= Julie Mack =

American photographer (born 1982)

Julie Mack (born 1982), who also works under the name J. Mack, is an American photographer and artist based in Brooklyn, New York. Her staged photographs examine family portraiture and the representation of the American family. Her work is held in the permanent collection of the Museum of Fine Arts, Boston.

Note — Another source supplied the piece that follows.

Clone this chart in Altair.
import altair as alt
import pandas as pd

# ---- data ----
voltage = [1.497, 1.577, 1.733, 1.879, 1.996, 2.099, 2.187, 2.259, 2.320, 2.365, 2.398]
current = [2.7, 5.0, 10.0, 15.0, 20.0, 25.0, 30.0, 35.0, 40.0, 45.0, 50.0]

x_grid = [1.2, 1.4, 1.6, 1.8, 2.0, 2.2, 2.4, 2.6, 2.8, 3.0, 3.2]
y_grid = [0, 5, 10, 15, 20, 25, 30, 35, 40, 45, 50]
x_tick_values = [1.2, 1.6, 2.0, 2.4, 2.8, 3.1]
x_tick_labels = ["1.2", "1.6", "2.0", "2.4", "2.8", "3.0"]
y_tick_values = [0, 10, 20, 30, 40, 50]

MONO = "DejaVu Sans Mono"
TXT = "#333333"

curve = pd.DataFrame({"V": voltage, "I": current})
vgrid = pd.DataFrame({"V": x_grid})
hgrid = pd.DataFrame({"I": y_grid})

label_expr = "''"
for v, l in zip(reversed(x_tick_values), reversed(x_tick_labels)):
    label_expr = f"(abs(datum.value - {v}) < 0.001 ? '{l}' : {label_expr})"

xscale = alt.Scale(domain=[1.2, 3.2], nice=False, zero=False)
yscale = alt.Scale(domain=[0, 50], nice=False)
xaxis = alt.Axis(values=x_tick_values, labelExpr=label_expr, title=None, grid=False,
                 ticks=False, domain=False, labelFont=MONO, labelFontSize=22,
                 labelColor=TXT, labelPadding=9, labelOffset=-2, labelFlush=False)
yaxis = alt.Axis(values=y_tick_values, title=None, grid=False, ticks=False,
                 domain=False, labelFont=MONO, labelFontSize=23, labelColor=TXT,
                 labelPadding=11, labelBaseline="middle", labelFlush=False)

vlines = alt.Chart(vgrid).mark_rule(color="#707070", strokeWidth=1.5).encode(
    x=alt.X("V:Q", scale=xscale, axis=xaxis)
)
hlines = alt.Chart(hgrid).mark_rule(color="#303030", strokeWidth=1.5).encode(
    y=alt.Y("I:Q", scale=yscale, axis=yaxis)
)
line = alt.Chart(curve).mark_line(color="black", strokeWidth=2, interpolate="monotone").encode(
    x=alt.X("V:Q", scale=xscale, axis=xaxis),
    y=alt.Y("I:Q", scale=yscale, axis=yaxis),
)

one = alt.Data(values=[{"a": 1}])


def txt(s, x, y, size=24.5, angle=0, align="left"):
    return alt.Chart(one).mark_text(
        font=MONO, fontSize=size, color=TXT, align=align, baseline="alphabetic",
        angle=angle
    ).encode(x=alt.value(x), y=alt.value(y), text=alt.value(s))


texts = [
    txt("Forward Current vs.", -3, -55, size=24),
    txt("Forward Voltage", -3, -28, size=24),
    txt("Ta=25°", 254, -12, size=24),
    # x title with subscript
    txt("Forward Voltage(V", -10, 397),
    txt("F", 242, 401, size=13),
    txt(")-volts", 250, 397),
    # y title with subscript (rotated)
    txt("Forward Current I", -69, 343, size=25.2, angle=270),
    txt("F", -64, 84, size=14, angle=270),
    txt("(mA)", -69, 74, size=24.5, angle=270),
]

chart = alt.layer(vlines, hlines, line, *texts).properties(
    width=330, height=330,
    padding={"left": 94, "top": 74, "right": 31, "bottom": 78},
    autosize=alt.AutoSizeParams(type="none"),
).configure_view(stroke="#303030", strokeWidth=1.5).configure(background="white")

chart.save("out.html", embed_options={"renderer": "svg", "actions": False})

== Early life and education ==
Mack was born in 1982. She received a Bachelor of Fine Arts in photography from Parsons School of Design in 2005.

== Work ==
Mack works in constructed portraiture, staging photographs that use conventions associated with family snapshots and domestic portraiture. Her photographs often depict posed family groups in homes, cars, and other everyday settings. Her photograph Self-portrait with family in SUV, Michigan (2007) depicts Mack and members of her family seated inside a parked sport utility vehicle, photographed through the windshield; it was acquired by the Museum of Fine Arts, Boston. Mack's photographs were discussed in coverage of the Museum of Fine Arts exhibition (un)expected families, which examined changing representations of family in photography.

== Exhibitions ==
Mack had a solo exhibition, On the Move, at Laurence Miller Gallery in New York in 2007. Her work was included in the group exhibition (un)expected families at the Museum of Fine Arts, Boston (2017–2018), and in The Kids Are All Right, a touring exhibition on family photography shown at the Addison Gallery of American Art and other venues in 2012–2013.

== Collections ==
Mack's work is held in the permanent collection of the Museum of Fine Arts, Boston.